11. Waiver - Severability of Terms
11.1 Waiver by the Seller of any default of the Buyer hereunder shall not be deemed a waiver of any other default of the Buyer. The express provision herein for certain rights and remedies of the Seller shall not be construed to deprive the Seller of any other rights and remedies to which it would otherwise be entitled under applicable law.
11.2 The invalidity of any provision of these Terms and Conditions shall not affect the remaining provisions hereof.
12. Governing Law - Notice
12.1 This Agreement shall be interpreted in accordance with the internal laws of the State of Florida, U.S.A., and no presumption shall be deemed to exist in favor or against either Party as a result of the preparation and/or negotiation of this Agreement.
12.2 This Agreement and all the Terms and Conditions hereof shall be binding upon the Parties and their respective successors and assigns; however, the Buyer shall not assign or otherwise transfer any of its rights or obligations hereunder without the prior written consent of the Seller, and any attempted assignment without Seller’s prior written consent shall be void.

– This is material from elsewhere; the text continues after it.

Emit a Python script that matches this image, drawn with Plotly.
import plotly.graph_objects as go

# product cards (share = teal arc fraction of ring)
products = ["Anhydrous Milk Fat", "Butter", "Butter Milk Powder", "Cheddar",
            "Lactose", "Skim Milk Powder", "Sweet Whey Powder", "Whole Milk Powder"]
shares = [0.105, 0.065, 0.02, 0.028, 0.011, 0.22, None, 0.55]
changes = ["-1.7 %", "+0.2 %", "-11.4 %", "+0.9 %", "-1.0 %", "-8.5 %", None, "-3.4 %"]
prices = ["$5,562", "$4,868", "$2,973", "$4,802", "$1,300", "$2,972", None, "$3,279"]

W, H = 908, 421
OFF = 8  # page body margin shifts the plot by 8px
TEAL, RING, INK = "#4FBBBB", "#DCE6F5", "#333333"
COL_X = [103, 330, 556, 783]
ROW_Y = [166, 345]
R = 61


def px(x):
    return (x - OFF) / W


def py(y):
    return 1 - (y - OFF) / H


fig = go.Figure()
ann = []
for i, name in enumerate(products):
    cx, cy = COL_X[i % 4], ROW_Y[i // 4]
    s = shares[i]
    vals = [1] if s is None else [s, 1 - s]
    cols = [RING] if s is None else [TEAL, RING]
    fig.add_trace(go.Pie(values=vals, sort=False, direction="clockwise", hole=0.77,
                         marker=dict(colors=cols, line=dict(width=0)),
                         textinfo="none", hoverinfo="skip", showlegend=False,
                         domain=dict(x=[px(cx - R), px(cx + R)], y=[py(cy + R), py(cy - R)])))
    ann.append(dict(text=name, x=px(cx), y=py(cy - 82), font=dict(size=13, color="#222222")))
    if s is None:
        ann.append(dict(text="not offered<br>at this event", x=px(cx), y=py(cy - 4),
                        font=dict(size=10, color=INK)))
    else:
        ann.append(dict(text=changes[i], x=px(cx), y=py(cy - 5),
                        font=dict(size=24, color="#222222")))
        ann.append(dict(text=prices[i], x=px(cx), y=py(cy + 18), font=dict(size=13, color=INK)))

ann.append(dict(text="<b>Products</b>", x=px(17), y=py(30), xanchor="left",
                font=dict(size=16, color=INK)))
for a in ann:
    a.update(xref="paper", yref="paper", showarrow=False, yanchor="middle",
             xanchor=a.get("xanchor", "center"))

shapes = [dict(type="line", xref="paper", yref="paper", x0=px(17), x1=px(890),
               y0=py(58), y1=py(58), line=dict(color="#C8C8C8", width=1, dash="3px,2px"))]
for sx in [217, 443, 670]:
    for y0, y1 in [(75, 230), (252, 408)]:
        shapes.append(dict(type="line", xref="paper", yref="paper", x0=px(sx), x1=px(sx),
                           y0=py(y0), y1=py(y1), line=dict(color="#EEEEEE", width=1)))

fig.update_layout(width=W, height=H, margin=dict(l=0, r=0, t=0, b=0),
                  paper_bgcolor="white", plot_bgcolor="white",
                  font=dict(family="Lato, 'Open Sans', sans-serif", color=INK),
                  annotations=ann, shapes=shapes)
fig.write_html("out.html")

12.3 The parties hereto submit to the jurisdiction of the courts of the State of Florida, U.S.A., and the Federal Courts of the United States located in Florida. To the extent that the Buyer or any of its property has or may hereafter acquire any right of sovereign immunity from suit, the Buyer hereby irrevocably waives any such right of sovereign immunity in respect of its obligations, rights, and duties under this Agreement.

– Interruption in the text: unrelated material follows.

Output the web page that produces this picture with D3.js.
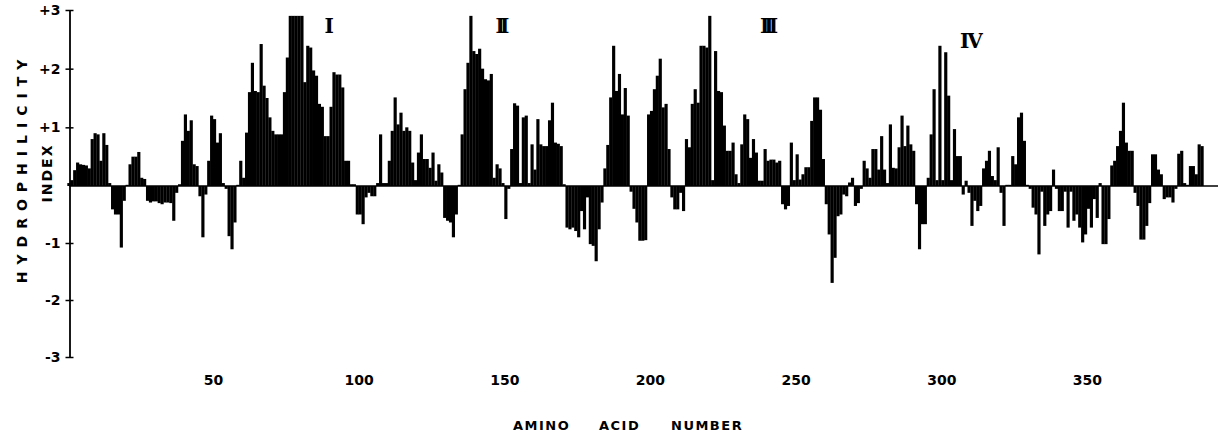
<!DOCTYPE html>
<html>
<head>
<meta charset="utf-8">
<script src="https://cdn.jsdelivr.net/npm/d3@7"></script>
<style>
  body { margin: 0; background: #fff; }
  svg { display: block; font-family: "DejaVu Sans", sans-serif; font-weight: bold; }
</style>
</head>
<body>
<svg id="chart"></svg>
<script>
let w = 1220;
let h = 436;

// hydrophilicity value for residues 1..390
const hydro = [
  0.05, 0.1, 0.27, 0.4, 0.37, 0.36, 0.35, 0.3, 0.8, 0.9,
  0.88, 0.43, 0.9, 0.7, 0.05, -0.41, -0.5, -0.5, -1.08, -0.26,
  0.02, 0.37, 0.5, 0.5, 0.58, 0.14, 0.12, -0.26, -0.29, -0.27,
  -0.27, -0.3, -0.32, -0.29, -0.29, -0.3, -0.61, -0.12, 0.03, 0.77,
  1.22, 0.94, 1.12, 0.37, 0.34, -0.18, -0.9, -0.15, 0.43, 1.2,
  1.14, 0.74, 0.9, 0.05, -0.05, -0.88, -1.11, -0.64, 0.02, 0.43,
  0.14, 0.91, 1.6, 2.1, 1.62, 1.6, 2.42, 1.71, 1.5, 1.17,
  0.94, 0.88, 0.88, 0.88, 1.6, 2.19, 2.9, 2.9, 2.9, 2.9,
  2.9, 1.77, 2.39, 2.36, 1.97, 1.88, 1.4, 1.35, 0.85, 0.85,
  1.35, 1.94, 1.9, 1.9, 1.68, 0.43, 0.43, 0.03, 0.03, -0.5,
  -0.5, -0.67, -0.2, -0.12, -0.18, -0.18, 0.05, 0.88, 0.05, 0.05,
  0.43, 0.94, 1.51, 1.05, 1.25, 0.94, 1.0, 0.94, 0.4, 0.1,
  0.57, 0.88, 0.46, 0.46, 0.31, 0.57, 0.09, 0.37, 0.23, -0.56,
  -0.61, -0.64, -0.9, -0.5, 0.02, 0.88, 1.65, 2.1, 2.9, 2.3,
  2.25, 2.34, 2.0, 1.82, 1.8, 1.91, 0.14, 0.37, 0.3, 0.05,
  -0.58, -0.05, 0.63, 1.41, 1.37, 0.05, 1.17, 1.2, 0.05, 0.71,
  0.28, 1.14, 0.71, 0.68, 0.68, 1.12, 1.42, 0.74, 0.72, 0.68,
  0.03, -0.73, -0.76, -0.73, -0.79, -0.9, -0.44, -0.76, -0.2, -1.02,
  -1.05, -1.32, -0.76, -0.29, 0.3, 0.7, 1.51, 2.39, 1.62, 1.91,
  1.22, 1.67, 1.2, -0.1, -0.4, -0.64, -0.96, -0.96, -0.95, 1.22,
  1.28, 1.65, 1.88, 2.17, 1.34, 1.4, 0.63, -0.2, -0.41, -0.41,
  -0.12, -0.44, 0.8, 0.66, 1.4, 1.65, 1.42, 2.39, 2.39, 2.36,
  2.9, 0.1, 2.3, 1.62, 1.6, 1.03, 0.6, 0.6, 0.74, 0.2,
  0.05, 0.71, 1.22, 1.14, 0.48, 0.8, 0.57, 0.09, 0.09, 0.63,
  0.43, 0.45, 0.45, 0.4, 0.43, -0.32, -0.41, -0.35, 0.74, 0.1,
  0.54, 0.11, 0.2, 0.32, 0.32, 1.11, 1.51, 1.51, 1.3, 0.46,
  -0.32, -0.85, -1.7, -1.26, -0.53, -0.5, -0.15, -0.18, 0.06, 0.14,
  -0.35, -0.3, -0.05, 0.43, 0.3, 0.14, 0.63, 0.63, 0.28, 0.85,
  0.28, 0.05, 1.05, 0.31, 0.3, 0.66, 1.2, 0.68, 1.03, 0.71,
  0.6, -0.32, -1.11, -0.67, -0.67, 0.14, 0.88, 1.65, 0.1, 2.39,
  0.1, 2.28, 1.54, 0.1, 0.97, 0.51, 0.51, -0.15, 0.09, -0.12,
  -0.7, -0.26, -0.44, -0.35, 0.3, 0.43, 0.6, 0.17, 0.1, 0.66,
  -0.12, -0.7, 0.02, 0.02, 0.51, 0.37, 1.17, 1.25, 0.77, 0.02,
  -0.05, -0.38, -0.5, -1.2, -0.1, -0.7, -0.5, -0.44, 0.28, -0.05,
  -0.44, -0.44, -0.1, -0.73, -0.1, -0.61, -0.5, -0.73, -0.99, -0.85,
  -0.4, -0.73, -0.23, -0.56, 0.05, -1.02, -1.02, -0.58, 0.35, 0.43,
  0.68, 0.94, 1.42, 0.74, 0.6, 0.6, -0.12, -0.35, -0.94, -0.94,
  -0.7, -0.3, 0.54, 0.54, 0.28, 0.2, -0.23, -0.2, -0.2, -0.29,
  -0.05, 0.55, 0.6, 0.05, 0.02, 0.34, 0.34, 0.2, 0.71, 0.68
];

const xTicks = [50, 100, 150, 200, 250, 300, 350];
const yTicks = [3, 2, 1, -1, -2, -3];
const yTickLabels = ['+3', '+2', '+1', '-1', '-2', '-3'];

// region labels: name, residue, level
const regionNames = ['I', 'II', 'III', 'IV'];
const regionAt = [89, 148.5, 240, 310];
const regionLevel = [2.72, 2.73, 2.73, 2.47];

const svg = d3.select('#chart')
  .attr('width', w)
  .attr('height', h)

const x = d3.scaleLinear()
  .domain([0.75, 395])
  .range([69.5, 1218])

const y = d3.scaleLinear()
  .domain([-3, 0, 3])
  .range([357, 186, 10])

// bars
svg.append('g')
  .selectAll('rect')
  .data(hydro)
  .enter()
  .append('rect')
  .attr('x', (d, i) => x(i))
  .attr('width', (d, i) => x(i + 1) - x(i) + 0.25)
  .attr('y', d => y(Math.max(0, d)))
  .attr('height', d => Math.abs(y(d) - y(0)))
  .attr('fill', '#000')

// zero line
svg.append('line')
  .attr('x1', x.range()[0])
  .attr('x2', x.range()[1])
  .attr('y1', y(0))
  .attr('y2', y(0))
  .attr('stroke', '#000')
  .attr('stroke-width', 1.6)

// y axis
const yAxis = d3.axisLeft(y)
  .tickValues(yTicks)
  .tickFormat((d, i) => yTickLabels[i])
  .tickSizeInner(4)
  .tickSizeOuter(0)
  .tickPadding(5)

const yg = svg.append('g')
  .attr('transform', `translate(${x.range()[0]},0)`)
  .call(yAxis)

yg.select('.domain')
  .attr('stroke-width', 1.8)
yg.selectAll('.tick line')
  .attr('x2', 4)
  .attr('x1', -4)
  .attr('stroke-width', 1.5)
yg.selectAll('.tick text')
  .attr('font-size', 14)
  .attr('font-weight', 'bold')
  .attr('font-family', '"DejaVu Sans", sans-serif')

// x axis labels only
const xg = svg.append('g')
  .attr('transform', 'translate(0,372)')
  .call(d3.axisBottom(x).tickValues(xTicks).tickSize(0).tickPadding(3))

xg.select('.domain').remove()
xg.selectAll('.tick text')
  .attr('font-size', 14)
  .attr('font-weight', 'bold')
  .attr('font-family', '"DejaVu Sans", sans-serif')

// axis titles
const xTitle = ['AMINO', 'ACID', 'NUMBER'];
const xTitleStart = [513, 599, 671];
svg.selectAll('.xtitle')
  .data(xTitle)
  .enter()
  .append('text')
  .attr('class', 'xtitle')
  .attr('x', (d, i) => xTitleStart[i])
  .attr('y', 430)
  .attr('font-size', 13)
  .attr('letter-spacing', 1.5)
  .text(d => d)

svg.append('text')
  .attr('transform', 'translate(27,168) rotate(-90)')
  .attr('text-anchor', 'middle')
  .attr('font-size', 14)
  .attr('letter-spacing', 7)
  .text('HYDROPHILICITY')

svg.append('text')
  .attr('transform', 'translate(52,173) rotate(-90)')
  .attr('text-anchor', 'middle')
  .attr('font-size', 14)
  .attr('letter-spacing', 2)
  .text('INDEX')

// region numerals
svg.selectAll('.region')
  .data(regionNames)
  .enter()
  .append('text')
  .attr('class', 'region')
  .attr('x', (d, i) => x(regionAt[i]))
  .attr('y', (d, i) => y(regionLevel[i]) + 7)
  .attr('text-anchor', 'middle')
  .attr('font-family', '"DejaVu Serif", serif')
  .attr('font-size', 20)
  .attr('letter-spacing', (d) => d === 'IV' ? -2 : -5)
  .text(d => d)
</script>
</body>
</html>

12.4 Notices or other communications shall be sent by email, or registered or certified mail, return receipt requested. Email notice shall be deemed received twelve hours after transmission. Mail notice shall be deemed received on the fifth day after mailing (or on the next business day if the fifth day is not a business day). Where both methods of notice are used, the earlier shall establish the effective date of notice. Notice shall be given to the address of a party as stated on the face hereof until appropriate notice otherwise.

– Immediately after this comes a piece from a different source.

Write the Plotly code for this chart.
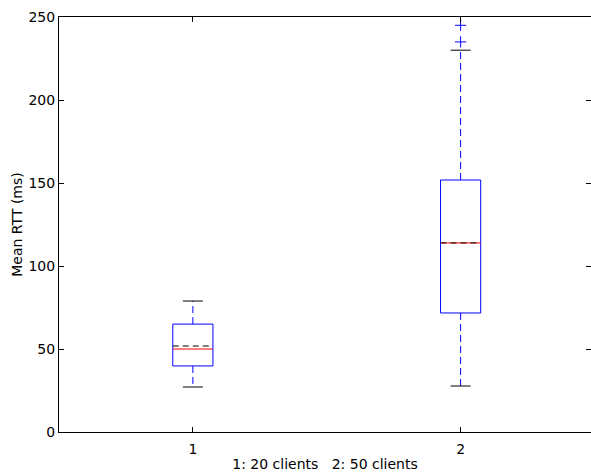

13.1 Each Party (“Receiving Party”) shall keep confidential, and cause its employees, agents, and affiliates to keep confidential, any non-public, proprietary and confidential technical, commercial, or business information of the other Party (“Confidential Information”) and its affiliates, (collectively, “Disclosing Party”) which are made available to Receiving Party by Disclosing Party or which result from either Party’s performance in connection with this Sales Confirmation. Receiving Party agrees not to use said Confidential Information and data except for the purposes of performing under this Agreement, and further agrees not to disclose said Confidential Information for a period of five years after the expiration or termination of this Agreement, except to the extent required by law. However, the above obligations of confidentiality and non-use do not apply to Confidential Information which (a) Receiving Party can demonstrate was known to it prior to disclosure by Disclosing Party; (b) is, or later becomes, public knowledge without breach of this Agreement by Receiving Party; (c) Receiving Party receives from a third party who did not receive the same directly or indirectly from Disclosing Party under obligations of confidentiality; or (d) is developed by Receiving Party independently from information received from Disclosing Party, as evidenced by appropriate documentation.
14. Compliance with Laws
14.1 Customer shall comply with all laws, ordinances, rules and regulations now in force or hereafter adopted that are applicable to the purchase, storage or use of the Product, use of the System, use of the services, and all other aspects of Customer’s operations, including the Foreign Corrupt Practices Act of 1977, as well as any applicable licenses and consents required by such laws, ordinances, rules and regulations, which licenses and consents shall be obtained by Customer.